From the Director’s Desk
Recently, I started a book on poverty alleviation (In the River They Swim). That always prompts the question of how we engage in God-honoring acts of justice and compassion, particularly in a setting of huge injustice. There are so many layers and complexities to injustice and poverty that it is good to constantly question if we are doing the right thing in the right way for the right reasons. When those questions start, a passage in Job 29 is a good reset button for me.
At this point, Job and his 3 friends have gone around a few times and Job is on a discourse where he longs for the former times when God watched over him and he was honored by the people of his community. In verses 11-17 he tells us why: “When they heard me, they blessed me and when they saw me, they spoke well of me. For I rescued the poor who cried out for help and the fatherless child who had no one to support him. The dying blessed me, and I made the widow’s heart rejoice. I clothed myself in righteousness and it enveloped me; my just decisions were like a robe and a turban. I was eyes to the blind and feet to the lame. I was a father to the needy and I examined the case of the stranger.
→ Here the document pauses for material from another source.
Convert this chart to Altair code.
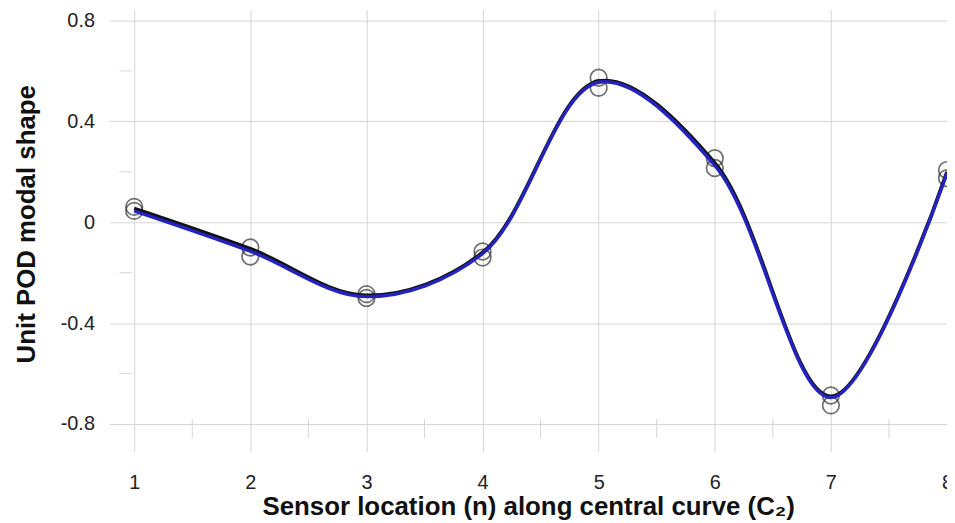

I shattered the fangs of the unjust and snatched the prey from his teeth.”
In verse 12, the word Hebrew word translated as “rescued” means that Job delivered the poor and orphans from danger. Sometimes, in our effort to serve well, we do too much and ultimately create a dependency. However, righteous Job did not do everything for the poor and the fatherless, he stepped in when there was real need, a dangerous situation. This thought provides clarity for my own actions: Is the situation critical where “stepping in” is necessary? Or, does it simply make me feel good to help in every way possible? I am learning that following my feelings is not always the best path for effective service.
Job was such a positive presence that a dying man blessed him, and his widow’s heart rejoiced (Vs 13). Clearly, Job was present and active in people’s deepest and darkest hours. He was there when it counted most. Job says: “I was eyes to the blind and feet to the lame” (Vs 15). He’s not just giving handouts; he is deeply involved with people in an effective and essential way. He helps them see and he helps them walk. This reminds me of our Oasis project. We desire to help the young men and women aging out of the Lifeline orphanage see their lives in a different way and walk a path that leads to self-sufficiency, not dependency. Job cared for needy people in the same way a father cares for his children (Vs 16). Having raised two children, I learned early on that doing everything for them does not benefit their growth. It stunts them and makes them dependent.
I absolutely love the intent and the imagery of verse 14. Job’s life of righteousness and justice is very intentional. He puts them on like his clothing! I have left the house without my keys, or my wallet, or my phone; but I have never left the house without my clothes. And, I have never put on clothes without thinking about what I’m putting on. There is intentionality and purpose to what each of us put on every morning. Job intentionally and purposefully put on righteousness and justice each day. His righteousness and justice are rooted in right relationships. The righteousness that fuels his effective compassion comes first from a right relationship with God. God says that Job is “blameless and upright, a man who fears God and shuns evil” (Job 1:8). From that foundation, Job’s life is characterized by righteousness and justice in his relationships with others.
The question becomes: How do we translate Job’s example into organizational action? Job’s life shows that effective compassion and justice are characterized by righteousness in his relationships with others. We do not have all the answers on how best to serve in Haiti, but we know that it starts with our relationship to a God who can do immeasurably more than all we ask or imagine (Ephesians 3:20). That’s the bullseye, the center of our target. The concentric rings out from our center include relationships among the staff and Board, our Haitian partners and the children they serve with such dedication, and those that support this ministry through prayer, service and financial gifts. From the life of Job, justice will prevail when all these relationships are centered in God and characterized by His righteousness.